▶ [Problem] Transcribe the listing that follows in full, omitting pictures.

▶ [Information supplied]
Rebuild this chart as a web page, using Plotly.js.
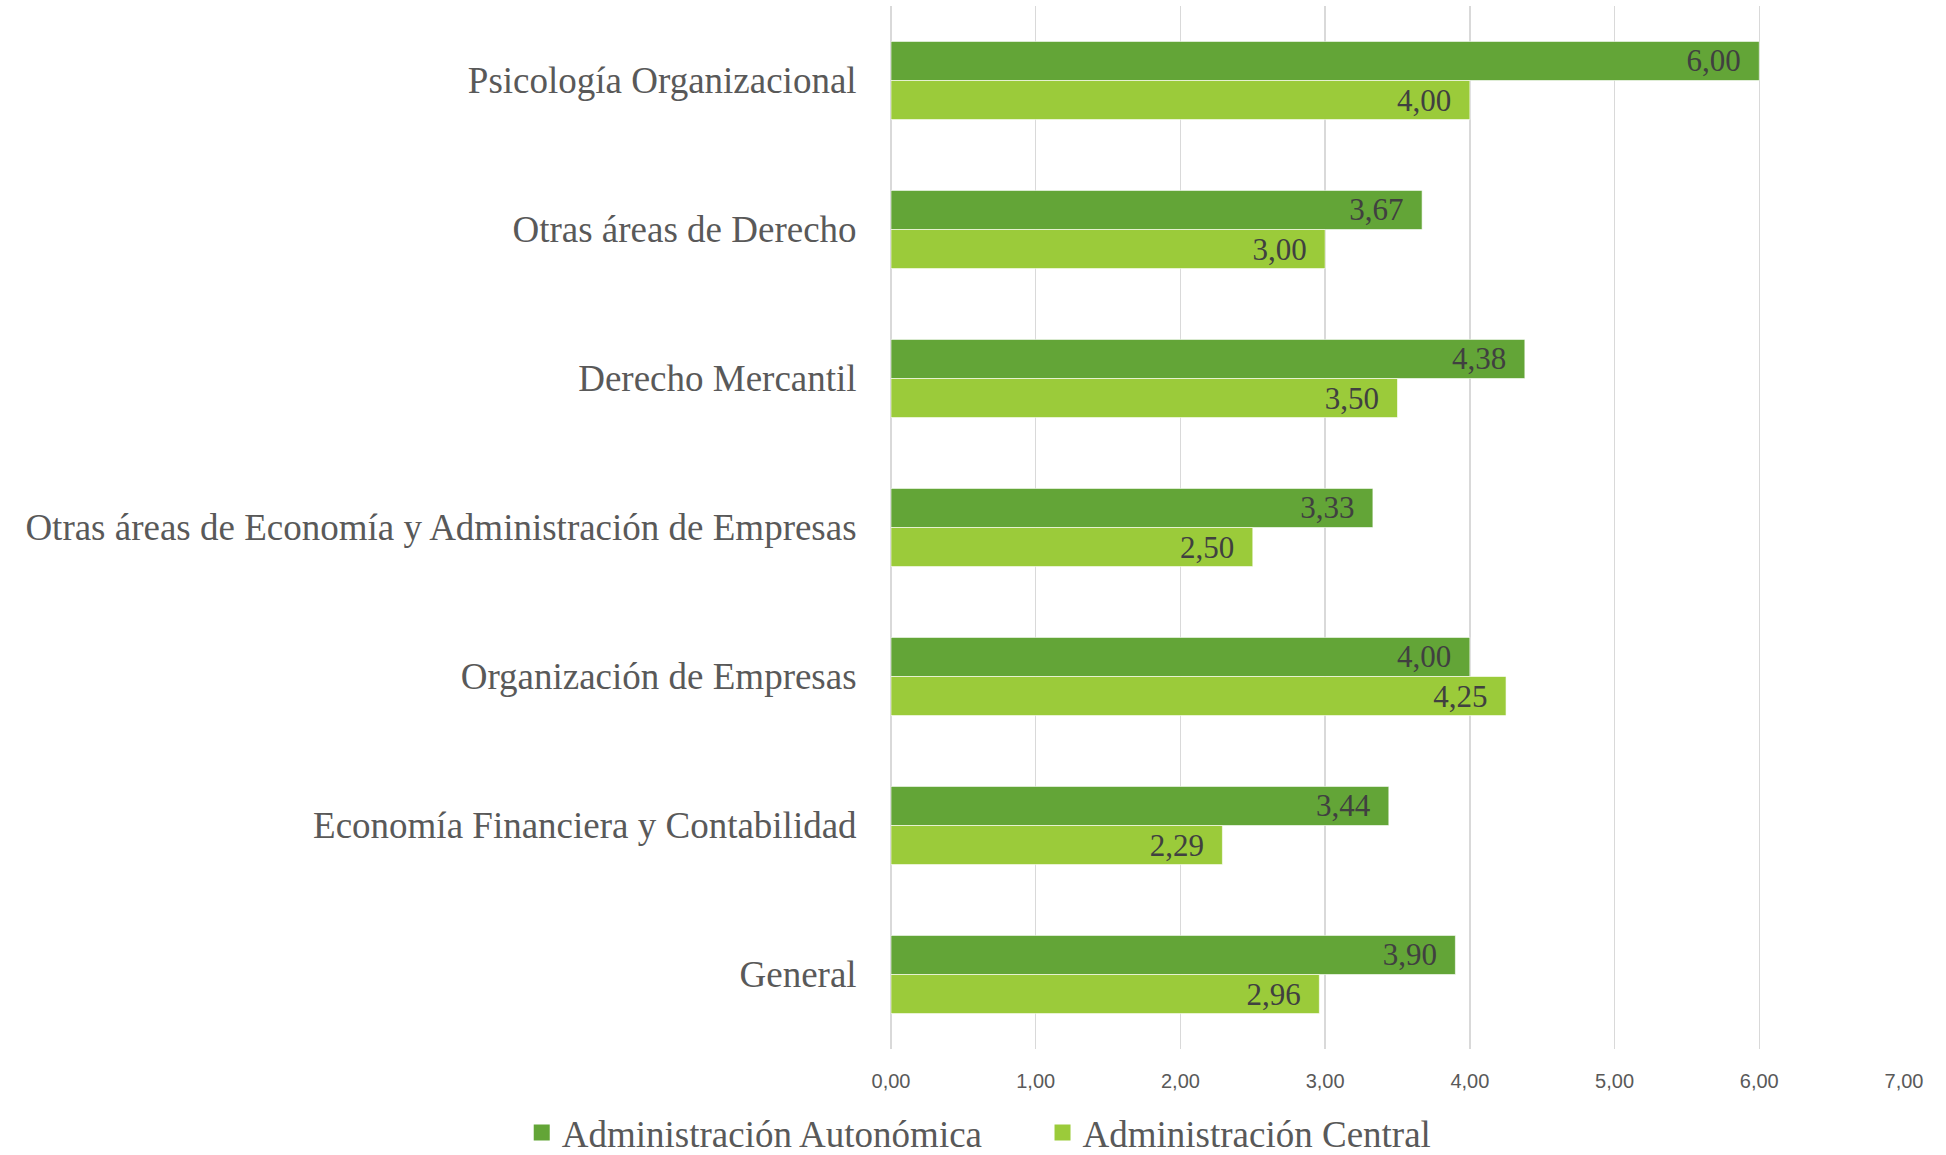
<!DOCTYPE html>
<html>
<head>
<meta charset="utf-8">
<script src="https://cdn.plot.ly/plotly-3.0.1.min.js"></script>
<style>html,body{margin:0;padding:0;background:#fff;}#chart{width:1946px;height:1155px;}</style>
</head>
<body>
<div id="chart"></div>
<script>
const categories = [
  "Psicología Organizacional",
  "Otras áreas de Derecho",
  "Derecho Mercantil",
  "Otras áreas de Economía y Administración de Empresas",
  "Organización de Empresas",
  "Economía Financiera y Contabilidad",
  "General"
];
const seriesNames = ["Administración Autonómica", "Administración Central"];
const seriesColors = ["#63A537", "#9BCB3A"];
const autonomica = [6.00, 3.67, 4.38, 3.33, 4.00, 3.44, 3.90];
const central = [4.00, 3.00, 3.50, 2.50, 4.25, 2.29, 2.96];
const xTicks = [0, 1, 2, 3, 4, 5, 6, 7];

const serif = "Liberation Serif, Times New Roman, serif";
const common = {
  type: "bar",
  orientation: "h",
  y: categories,
  texttemplate: "%{x:.2f}\u00a0\u00a0",
  textposition: "inside",
  insidetextanchor: "end",
  textangle: 0,
  constraintext: "none",
  textfont: {family: serif, size: 31, color: "#404040"},
  cliponaxis: false,
  hoverinfo: "skip",
  showlegend: false
};
const data = [
  Object.assign({}, common, {
    name: seriesNames[0], x: autonomica,
    marker: {color: seriesColors[0], line: {color: "rgba(255,255,255,0.6)", width: 1}}
  }),
  Object.assign({}, common, {
    name: seriesNames[1], x: central,
    marker: {color: seriesColors[1], line: {color: "rgba(255,255,255,0.6)", width: 1}}
  })
];
// legend-only entries (square swatches); extra spacing after the first name
const legendPad = ["\u00a0\u00a0\u00a0\u00a0\u00a0\u00a0", ""];
seriesNames.forEach(function (nm, i) {
  data.push({
    type: "scatter", mode: "markers", name: nm + legendPad[i],
    x: [null], y: [null],
    marker: {symbol: "square", size: 16, color: seriesColors[i]},
    hoverinfo: "skip", showlegend: true
  });
});
const layout = {
  width: 1946, height: 1155,
  paper_bgcolor: "#fff", plot_bgcolor: "#fff",
  margin: {l: 891, r: 42, t: 6, b: 106, pad: 0},
  separators: ",.",
  barmode: "group",
  bargap: 0.475,
  bargroupgap: 0,
  showlegend: true,
  xaxis: {
    range: [0, 7], tickvals: xTicks, tickformat: ".2f",
    showgrid: true, gridcolor: "#d9d9d9", gridwidth: 1.3,
    zeroline: true, zerolinecolor: "#d9d9d9", zerolinewidth: 1.3,
    showline: false,
    ticks: "outside", ticklen: 14, tickcolor: "rgba(0,0,0,0)",
    tickfont: {family: "Liberation Sans Narrow, Arial Narrow, sans-serif", size: 20, color: "#595959"},
    fixedrange: true
  },
  yaxis: {
    type: "category", categoryorder: "array", categoryarray: categories,
    autorange: "reversed",
    showgrid: false, zeroline: false, showline: false,
    ticks: "outside", ticklen: 26, tickcolor: "rgba(0,0,0,0)",
    tickfont: {family: serif, size: 37, color: "#595959"},
    fixedrange: true
  },
  legend: {
    orientation: "h", xref: "container", yref: "container",
    x: 0.5032, xanchor: "center", y: 0.019, yanchor: "middle",
    bgcolor: "rgba(0,0,0,0)",
    font: {family: serif, size: 37, color: "#595959"},
    traceorder: "normal", itemclick: false
  }
};
Plotly.newPlot("chart", data, layout, {displayModeBar: false, staticPlot: true});
</script>
</body>
</html>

▶ [Answer]
Rebuild this chart as a web page, using Plotly.js.
<!DOCTYPE html>
<html>
<head>
<meta charset="utf-8">
<script src="https://cdn.plot.ly/plotly-3.0.1.min.js"></script>
<style>html,body{margin:0;padding:0;background:#fff;}#chart{width:1946px;height:1155px;}</style>
</head>
<body>
<div id="chart"></div>
<script>
const categories = [
  "Psicología Organizacional",
  "Otras áreas de Derecho",
  "Derecho Mercantil",
  "Otras áreas de Economía y Administración de Empresas",
  "Organización de Empresas",
  "Economía Financiera y Contabilidad",
  "General"
];
const seriesNames = ["Administración Autonómica", "Administración Central"];
const seriesColors = ["#63A537", "#9BCB3A"];
const autonomica = [6.00, 3.67, 4.38, 3.33, 4.00, 3.44, 3.90];
const central = [4.00, 3.00, 3.50, 2.50, 4.25, 2.29, 2.96];
const xTicks = [0, 1, 2, 3, 4, 5, 6, 7];

const serif = "Liberation Serif, Times New Roman, serif";
const common = {
  type: "bar",
  orientation: "h",
  y: categories,
  texttemplate: "%{x:.2f}\u00a0\u00a0",
  textposition: "inside",
  insidetextanchor: "end",
  textangle: 0,
  constraintext: "none",
  textfont: {family: serif, size: 31, color: "#404040"},
  cliponaxis: false,
  hoverinfo: "skip",
  showlegend: false
};
const data = [
  Object.assign({}, common, {
    name: seriesNames[0], x: autonomica,
    marker: {color: seriesColors[0], line: {color: "rgba(255,255,255,0.6)", width: 1}}
  }),
  Object.assign({}, common, {
    name: seriesNames[1], x: central,
    marker: {color: seriesColors[1], line: {color: "rgba(255,255,255,0.6)", width: 1}}
  })
];
// legend-only entries (square swatches); extra spacing after the first name
const legendPad = ["\u00a0\u00a0\u00a0\u00a0\u00a0\u00a0", ""];
seriesNames.forEach(function (nm, i) {
  data.push({
    type: "scatter", mode: "markers", name: nm + legendPad[i],
    x: [null], y: [null],
    marker: {symbol: "square", size: 16, color: seriesColors[i]},
    hoverinfo: "skip", showlegend: true
  });
});
const layout = {
  width: 1946, height: 1155,
  paper_bgcolor: "#fff", plot_bgcolor: "#fff",
  margin: {l: 891, r: 42, t: 6, b: 106, pad: 0},
  separators: ",.",
  barmode: "group",
  bargap: 0.475,
  bargroupgap: 0,
  showlegend: true,
  xaxis: {
    range: [0, 7], tickvals: xTicks, tickformat: ".2f",
    showgrid: true, gridcolor: "#d9d9d9", gridwidth: 1.3,
    zeroline: true, zerolinecolor: "#d9d9d9", zerolinewidth: 1.3,
    showline: false,
    ticks: "outside", ticklen: 14, tickcolor: "rgba(0,0,0,0)",
    tickfont: {family: "Liberation Sans Narrow, Arial Narrow, sans-serif", size: 20, color: "#595959"},
    fixedrange: true
  },
  yaxis: {
    type: "category", categoryorder: "array", categoryarray: categories,
    autorange: "reversed",
    showgrid: false, zeroline: false, showline: false,
    ticks: "outside", ticklen: 26, tickcolor: "rgba(0,0,0,0)",
    tickfont: {family: serif, size: 37, color: "#595959"},
    fixedrange: true
  },
  legend: {
    orientation: "h", xref: "container", yref: "container",
    x: 0.5032, xanchor: "center", y: 0.019, yanchor: "middle",
    bgcolor: "rgba(0,0,0,0)",
    font: {family: serif, size: 37, color: "#595959"},
    traceorder: "normal", itemclick: false
  }
};
Plotly.newPlot("chart", data, layout, {displayModeBar: false, staticPlot: true});
</script>
</body>
</html>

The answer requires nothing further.